When solving $Ax = b$ in floating-point arithmetic, a relative perturbation of $\delta$ in $b$ can produce a relative error up to $\kappa(A) \cdot \delta$ in $x$ . A condition number of $\kappa$ causes a loss on the order of $\log_{10}(\kappa)$ significant digits. Subtracting from double precision's roughly 15.9 digits gives an approximate estimate:

\text{significant digits} \approx 15.9 - \log_{10}(\kappa)
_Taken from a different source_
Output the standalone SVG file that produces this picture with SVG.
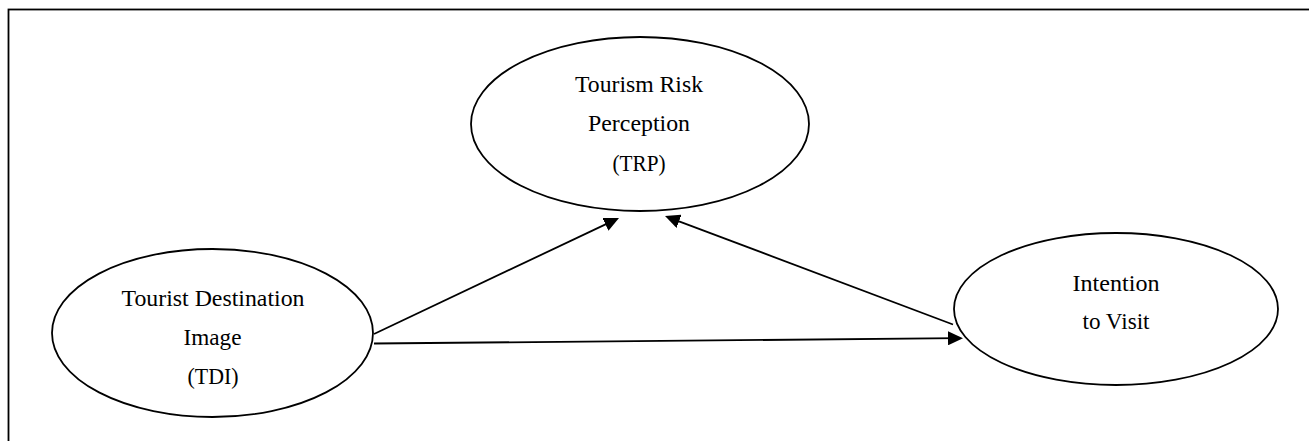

This is an order-of-magnitude estimate, not a strict lower bound. Actual precision also depends on the problem dimension and algorithm details. When computing $\hat\beta$ in linear regression, the relevant condition number depends on the solver: QR decomposition works directly with $X$ , so $\kappa(X)$ applies; the normal equations solve $(X'X)^{-1}X'Y$ , so $\kappa(X'X) = \kappa(X)^2$ applies. MIDAS uses QR decomposition for coefficient estimation, so the dominant factor in precision is $\kappa(X)$ .

Design Matrix

In the linear regression model $Y = X\beta + \varepsilon$ , $X$ is the design matrix. $Y$ is the response vector, $\beta$ is the coefficient vector, and $\varepsilon$ is the error term. The design matrix has $n$ rows and $p$ columns, with each row corresponding to one observation. When an intercept is included, one of the $p$ columns is a constant column of ones, and the remaining columns correspond to the predictors ( $p$ is the total column count including the intercept).

The OLS (ordinary least squares) estimator minimizes the residual sum of squares; when $X$ has full column rank, it can be written as $\hat\beta = (X'X)^{-1}X'Y$ (see derivation), where $X'$ denotes the transpose of $X$ . A large condition number in the design matrix causes rounding errors to be amplified, reducing the accuracy of computing $\hat\beta$ . When predictors are highly correlated, the design matrix tends to be ill-conditioned.

See OLS Fundamentals for the full mathematical treatment of the design matrix and OLS estimator properties.

Polynomial Regression

In polynomial regression, the columns of the design matrix are $1, x, x^2, \ldots, x^d$ . As the degree $d$ increases, the power columns become strongly correlated and the design matrix becomes ill-conditioned.

The NIST StRD datasets on the Numerical Accuracy page show this effect. The simple regression dataset Norris achieves a coefficient LRE of 12.3, but the 10th degree polynomial Filip drops to 7.3. Filip has $\kappa(X'X) \approx 10^{14}$ ( $\kappa(X) \approx 10^7$ ). Since MIDAS uses QR decomposition for coefficient estimation, $\kappa(X)$ is the relevant quantity. The estimate predicts $15.9 - 7 \approx 8.9$ digits of precision, but the observed LRE is 7.3. The gap reflects factors not captured by the simple formula, such as error accumulation during back-substitution across the problem dimension $p$ (Filip has $p = 11$ ).

To reduce the condition number, replace the monomial basis $1, x, x^2, \ldots$ with an orthogonal polynomial basis. When the design matrix consists only of the intercept and orthogonal polynomial columns, the columns are mutually orthogonal with equal norms, so the condition number is theoretically 1 (in practice it deviates slightly from 1 due to floating-point rounding). The Orthogonal Polynomials tab in MIDAS applies this transformation.